Stewardship: A Way of Life

Stewardship: A Way of Life

Sharing:  Time Talent  Treasure

BEAUTY IN THE EYES OF THE BEHOLDER

BEHOLDER? That means you and me. No matter the perfection of our senses or not, beauty is out there for us to wallow in. But who will define beauty for us? Are we all in agreement as to what is beautiful? Have we fallen victim to our culture’s  definition of beauty in our movies, magazines, loud music, TV, and so on?  Or can we all agree that the author of beauty is God–the Creator of it all. And one of His greatest gifts to us is our senses–hear, see, touch, taste, and smell. And with these abilities we can experience His Creation, even if we might not understand all of it (the vastness of outer space, why smelling something that appeals to us makes us hungry or not to another, how a little tiny plant can survive repeated freezes and still grow straight and ‘tall’, etc.)  But are these unlimited things noticed and even called beautiful by all?

Recently in our Gospel story, we heard about the home owner who saw the bare olive tree, found it wanting, and  so said to the gardener to cut it down. The gardener responded by asking for patience so that he could tend it and add to its bareness, with care, love, the necessary ingredients to make it flourish. But given some time, if this care does not work, then it will be cut down. Who saw the beauty in this tree? Do we with Mother Nature all around us see beauty in bareness? Must someone or something be only in full bloom to be beautiful? Can we see beauty in potential? A newly born child? A six year old’s drawing? A less than perfect cupcake which smells delicious? A homeless person? The human voice? Music not perfectly played? A home that is not perfectly cared for?  And so much more in our daily experience. Can we only see destruction that has changed what we considered beautiful? Is everyone’s individual judgement of ‘what is beauty’ the same?  What happens, if we cannot agree with any assessment of ‘what is beauty’? Did Jesus only involve Himself with ‘the beautiful people’? If not, why?  Every day in every way we should experience beauty. Will God’s patience with us to enjoy His Creation and be joyful wear thin? Without His patience, mercy, love, and all else that He has gifted us with, wear thin? How much of His perfect world do we experience every day? And in all people (which He created), do we see beauty? Do our judgements, pre or spontaneous, get in our way of being aware of the possible multiple layers of beauty?

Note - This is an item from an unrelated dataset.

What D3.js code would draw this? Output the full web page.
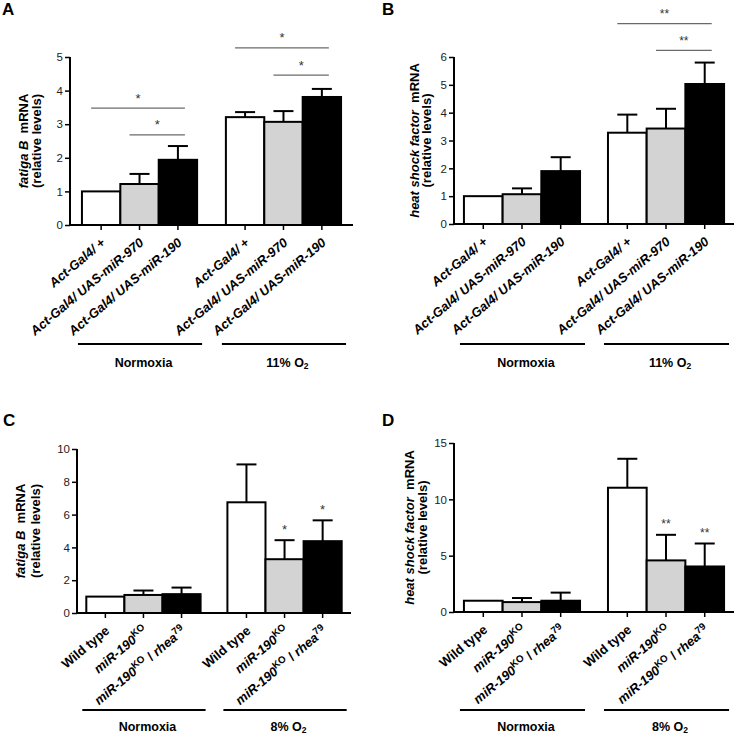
<!DOCTYPE html>
<html><head><meta charset="utf-8">
<script src="https://cdn.jsdelivr.net/npm/d3@7"></script>
<style>body{margin:0;background:#fff} svg{display:block;font-family:"Liberation Sans",Arial,sans-serif}</style>
</head><body><svg id="c" width="735" height="734"></svg>
<script>
// ---------- data ----------
const groupsAB = ["Normoxia", "11% O2"];
const groupsCD = ["Normoxia", "8% O2"];
const genotypesAB = ["Act-Gal4/ +", "Act-Gal4/ UAS-miR-970", "Act-Gal4/ UAS-miR-190"];
const genotypesCD = ["Wild type", "miR-190KO", "miR-190KO / rhea79"];
const fills = ["#ffffff", "#d3d3d3", "#000000"];

const valuesA = [[1.0, 1.22, 1.94], [3.21, 3.07, 3.81]];
const errorsA = [[0, 0.30, 0.41], [0.15, 0.32, 0.24]];
const ticksA = [0, 1, 2, 3, 4, 5];
const sigA = [
  {group: 0, from: 0, to: 2, y: 3.48, label: "*"},
  {group: 0, from: 1, to: 2, y: 2.68, label: "*"},
  {group: 1, from: 0, to: 2, y: 5.27, label: "*"},
  {group: 1, from: 1, to: 2, y: 4.46, label: "*"}
];

const valuesB = [[1.0, 1.07, 1.9], [3.28, 3.43, 5.03]];
const errorsB = [[0, 0.21, 0.5], [0.65, 0.71, 0.77]];
const ticksB = [0, 1, 2, 3, 4, 5, 6];
const sigB = [
  {group: 1, from: 0, to: 2, y: 7.2, label: "**"},
  {group: 1, from: 1, to: 2, y: 6.24, label: "**"}
];

const valuesC = [[1.0, 1.1, 1.15], [6.75, 3.28, 4.38]];
const errorsC = [[0, 0.27, 0.4], [2.31, 1.16, 1.27]];
const ticksC = [0, 2, 4, 6, 8, 10];
const starsC = [{group: 1, bar: 1, label: "*"}, {group: 1, bar: 2, label: "*"}];

const valuesD = [[1.0, 0.88, 1.0], [11.03, 4.58, 4.04]];
const errorsD = [[0, 0.36, 0.72], [2.57, 2.27, 2.04]];
const ticksD = [0, 5, 10, 15];
const starsD = [{group: 1, bar: 1, label: "**"}, {group: 1, bar: 2, label: "**"}];

// rich label parts: [text, style]
const labelPartsAB = genotypesAB.map(t => [[t, "i"]]);
const labelPartsCD = [
  [["Wild type", "n"]],
  [["miR-190", "i"], ["KO", "sup"]],
  [["miR-190", "i"], ["KO", "sup"], [" / ", "n"], ["rhea", "i"], ["79", "sup"]]
];

// ---------- drawing ----------
const svg = d3.select("#c");
const FONT = '"Liberation Sans",Arial,sans-serif';
const XFS = 13;

function richText(sel, parts, size) {
  let sup = false;
  parts.forEach(([t, s]) => {
    const ts = sel.append("tspan").text(t);
    if (s === "i") ts.attr("font-style", "italic");
    if (s === "sup") { ts.attr("font-size", size * 0.75).attr("dy", -5); sup = true; }
    else if (sup) { ts.attr("dy", 5); sup = false; }
  });
}

function panel(cfg) {
  const g = svg.append("g");
  const y = d3.scaleLinear().domain([0, cfg.max]).range([cfg.bottom, cfg.top]);
  const xg = d3.scaleBand().domain(d3.range(cfg.groups.length)).range([cfg.left, cfg.right])
    .paddingInner(cfg.pi).paddingOuter(cfg.po);
  const xb = d3.scaleBand().domain(d3.range(3)).range([0, xg.bandwidth()]);
  const cx = (gi, bi) => xg(gi) + xb(bi) + xb.bandwidth() / 2;

  // bars
  const flat = [];
  cfg.values.forEach((row, gi) => row.forEach((v, bi) => flat.push({gi, bi, v, e: cfg.errors[gi][bi]})));
  g.selectAll("rect.bar").data(flat).join("rect")
    .attr("x", d => xg(d.gi) + xb(d.bi)).attr("width", xb.bandwidth())
    .attr("y", d => y(d.v)).attr("height", d => y(0) - y(d.v))
    .attr("fill", d => fills[d.bi]).attr("stroke", "#000").attr("stroke-width", 2);
  // error bars
  const eb = g.selectAll("g.err").data(flat.filter(d => d.e > 0)).join("g");
  eb.append("line").attr("x1", d => cx(d.gi, d.bi)).attr("x2", d => cx(d.gi, d.bi))
    .attr("y1", d => y(d.v)).attr("y2", d => y(d.v + d.e)).attr("stroke", "#000").attr("stroke-width", 2);
  eb.append("line").attr("x1", d => cx(d.gi, d.bi) - 10).attr("x2", d => cx(d.gi, d.bi) + 10)
    .attr("y1", d => y(d.v + d.e)).attr("y2", d => y(d.v + d.e)).attr("stroke", "#000").attr("stroke-width", 2);

  // y axis
  const ya = g.append("g").attr("transform", `translate(${cfg.left},0)`)
    .call(d3.axisLeft(y).tickValues(cfg.ticks).tickFormat(d3.format("d")).tickSize(5).tickSizeOuter(0).tickPadding(2));
  ya.select(".domain").attr("stroke-width", 2).attr("d", `M0,${cfg.bottom + 1}V${cfg.top}`);
  ya.selectAll(".tick line").attr("stroke-width", 1.5);
  ya.selectAll(".tick text").attr("font-family", FONT).attr("font-size", 11.5).attr("fill", "#222");

  // x axis
  g.append("line").attr("x1", cfg.left - 1).attr("x2", cfg.right).attr("y1", cfg.bottom).attr("y2", cfg.bottom)
    .attr("stroke", "#000").attr("stroke-width", 2);
  g.selectAll("line.xt").data(flat).join("line")
    .attr("x1", d => cx(d.gi, d.bi)).attr("x2", d => cx(d.gi, d.bi))
    .attr("y1", cfg.bottom).attr("y2", cfg.bottom + 5).attr("stroke", "#000").attr("stroke-width", 1.5);
  g.selectAll("text.xl").data(flat).join("text")
    .attr("transform", d => `translate(${cx(d.gi, d.bi) + 5},${cfg.bottom + 19}) rotate(-40)`)
    .attr("text-anchor", "end").attr("font-size", XFS).attr("font-weight", "bold").attr("fill", "#000")
    .each(function(d) { richText(d3.select(this), cfg.labelParts[d.bi], XFS); });

  // group lines & labels
  cfg.groups.forEach((name, gi) => {
    g.append("line").attr("x1", xg(gi) - 4).attr("x2", xg(gi) + xg.bandwidth() + 5)
      .attr("y1", cfg.groupLineY).attr("y2", cfg.groupLineY).attr("stroke", "#000").attr("stroke-width", 2);
    const t = g.append("text").attr("x", xg(gi) + xg.bandwidth() / 2 + 4).attr("y", cfg.groupLineY + cfg.groupLabelDy)
      .attr("text-anchor", "middle").attr("font-size", 12.5).attr("font-weight", "bold");
    const m = name.match(/^(.*O)2$/);
    if (m) { t.append("tspan").text(m[1]); t.append("tspan").text("2").attr("font-size", 8.5).attr("dy", 2); }
    else t.text(name);
  });

  // significance lines
  (cfg.sig || []).forEach(s => {
    const x1 = cx(s.group, s.from) - 10, x2 = cx(s.group, s.to) + 7, yy = y(s.y);
    g.append("line").attr("x1", x1).attr("x2", x2).attr("y1", yy).attr("y2", yy)
      .attr("stroke", "#6a6a6a").attr("stroke-width", 1.3);
    g.append("text").attr("x", (x1 + x2) / 2).attr("y", yy - 5.5).attr("text-anchor", "middle")
      .attr("font-size", s.label.length > 1 ? 12 : 13).attr("fill", "#333").text(s.label);
  });
  (cfg.stars || []).forEach(s => {
    const v = cfg.values[s.group][s.bar] + cfg.errors[s.group][s.bar];
    g.append("text").attr("x", cx(s.group, s.bar)).attr("y", y(v) - 6.5).attr("text-anchor", "middle")
      .attr("font-size", s.label.length > 1 ? 12 : 13).attr("fill", "#333").text(s.label);
  });

  // y label
  const my = (cfg.top + cfg.bottom) / 2;
  const l1 = g.append("text").attr("transform", `translate(${cfg.yl1},${my}) rotate(-90)`)
    .attr("text-anchor", "middle").attr("font-size", 13).attr("font-weight", "bold");
  l1.append("tspan").text(cfg.yItalic).attr("font-style", "italic");
  l1.append("tspan").text("\u00a0 mRNA");
  g.append("text").attr("transform", `translate(${cfg.yl2},${my}) rotate(-90)`)
    .attr("text-anchor", "middle").attr("font-size", 13).attr("font-weight", "bold").text("(relative levels)");

  // panel letter
  g.append("text").attr("x", cfg.letterX).attr("y", cfg.letterY).attr("font-size", 17)
    .attr("font-weight", "bold").text(cfg.letter);
}

panel({letter: "A", letterX: 2, letterY: 15, values: valuesA, errors: errorsA, ticks: ticksA, max: 5,
  left: 70, right: 353, top: 57, bottom: 225, pi: 0.2, po: 0.083, groups: groupsAB,
  labelParts: labelPartsAB, groupLineY: 344, groupLabelDy: 23, sig: sigA, yItalic: "fatiga B", yl1: 28, yl2: 41});
panel({letter: "B", letterX: 382, letterY: 15, values: valuesB, errors: errorsB, ticks: ticksB, max: 6,
  left: 454, right: 734, top: 57, bottom: 224, pi: 0.194, po: 0.069, groups: groupsAB,
  labelParts: labelPartsAB, groupLineY: 344, groupLabelDy: 23, sig: sigB, yItalic: "heat shock factor", yl1: 419, yl2: 431});
panel({letter: "C", letterX: 3, letterY: 426, values: valuesC, errors: errorsC, ticks: ticksC, max: 10,
  left: 77, right: 351, top: 449, bottom: 613, pi: 0.19, po: 0.066, groups: groupsCD,
  labelParts: labelPartsCD, groupLineY: 710, groupLabelDy: 21, stars: starsC, yItalic: "fatiga B", yl1: 25, yl2: 40});
panel({letter: "D", letterX: 382, letterY: 426, values: valuesD, errors: errorsD, ticks: ticksD, max: 15,
  left: 454, right: 734, top: 443, bottom: 612, pi: 0.194, po: 0.069, groups: groupsCD,
  labelParts: labelPartsCD, groupLineY: 710, groupLabelDy: 21, stars: starsD, yItalic: "heat shock factor", yl1: 414, yl2: 427});
</script></body></html>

Recently in the hospital’s cafeteria, I became aware of a woman, when I sat down at a table. She had her back to me and had on layers of clothing making her seem probably larger than she actually was. And then she turned around. Her face was severely disfigured and discolored, and her lips, nose and other features were way out of proportion to the norm. It was a shock at first and I was uncomfortable looking at her. And then I noticed that she knew of her presence and its affect on others. And yet she wore no cover ups about her face and held her posture very proudly and moved about with apparently little self consciousness. There was a certain beauty in her presence and lack of timidity or apology. I had to admire and respect her courage in her comfort of self. And yet,  it was easy to jump to a judgement in my first reaction. Like with the bare tree, we need to have patience. Beauty is not always at first blush or so obvious as to not be ignored. I would have liked to meet her. Like Jesus’ journey this Lent is not at all times a thing of obvious beauty. And yet the whole of all existence changed because of His beautiful gift of suffering and dying for us. We people threw palms on the ground and cheered Him as He went by. And all the while, others plotted to trap and kill Him even as He did no wrong. Will we ever get it right?